Seeing the World in Black and White

Theatre/John Peter  
 Sunday Times, August, 1978

      Toby Robertson’s production of Ivanov (Old Vic) would have pleased its author enormously.   Chekhov worried a lot over this play, the first of his tragicomic studies of failure.  And by all the rules known to us it couldn’t possibly be a good play, being a portrait of a man who is simply unfit to live.
      This is fairly clear at the start and becomes clearer with each scene.  What saves it from being merely a rising scream of pain is an extraordinary performance in the title role by Derek Jacobi.  Jacobi has understood that there’s no hope for Ivanov whatever, and also that when the play opens Ivanov doesn’t yet know this.  He charts Ivanov’s path from spiritual bankruptcy to despair—that special despair experienced only by intelligent people who understand its finality.  This lithe, athletic actor seems to age a decade during the play.  When the curtain rises his face is that of a peevish failure; in the last scene, that of a beaten dog.

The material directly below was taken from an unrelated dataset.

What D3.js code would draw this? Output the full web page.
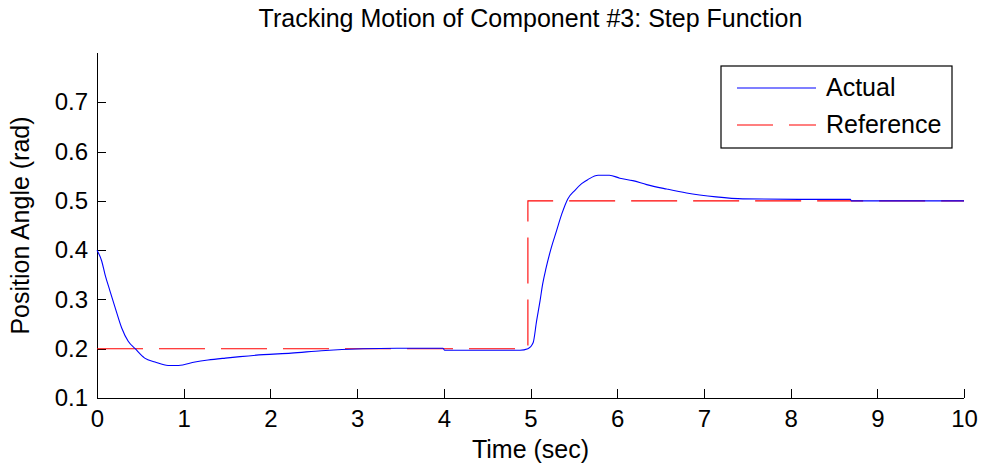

      The rest of the Prospect company is uneven.  During the Lebedevs’ ghastly soirée I wondered why some actors thought that when Chekhov’s characters said they were bored stiff they really meant stiff.  But I liked Brenda Bruce’s dragonish Babakina, John Savident’s fussy count, like a waspish, terrified pouter pigeon; and Michael Denison’s dignified Lebedev—even though he sometimes sounds like a wary clubman waiting for the port to pass.
      I Am Who I Am, by Royce Ryton (Arts, Cambridge), is a history play without an ending; a mystery play without a solution.  In other words it’s a play about the Grand Duchess Anastasia who may or may not have perished with the rest of the Russian Royal family in 1918.
      Ryton does nothing so crude as offer a solution:  if anything he relishes the open-ended nature of his story.  You could describe the play as a question-mark in two acts.  Is Anastasia genuine?  Why did some of her closest relations reject her?  Was it for the Romanov millions waiting in the Bank of England, or for some more complex reason?  Ryton has written a piece of first-rate escapist entertainment which yet pulls and tugs at your mind afterwards like a puzzling dream.  Roger Hume and Judy Wilson take some 30 supporting roles between them with quicksilver agility, and Beth Ellis plays the lead with a dignity both stern and touching.
      In brief:  Tennesse Williams’ Vieux Carré, warmly received by Bernard Levin when it opened in Nottingham, in May, has moved to the Piccadilly.  The National Theatre have revived their excellent Passion Play at Cottesloe.  I have also seen Wedekind’s Death and Devil, a mordant sexual extravaganza at the New Arts (lunchtime).  It’s appalling production, if that’s the word, by Jan Sargeant, made me think that someone should urgently found a Society to Protect the Reputation of Frank Wedekind as an Outstanding Minor Dramatist.  I’ve seldom spent a more excruciating 45 minutes anywhere.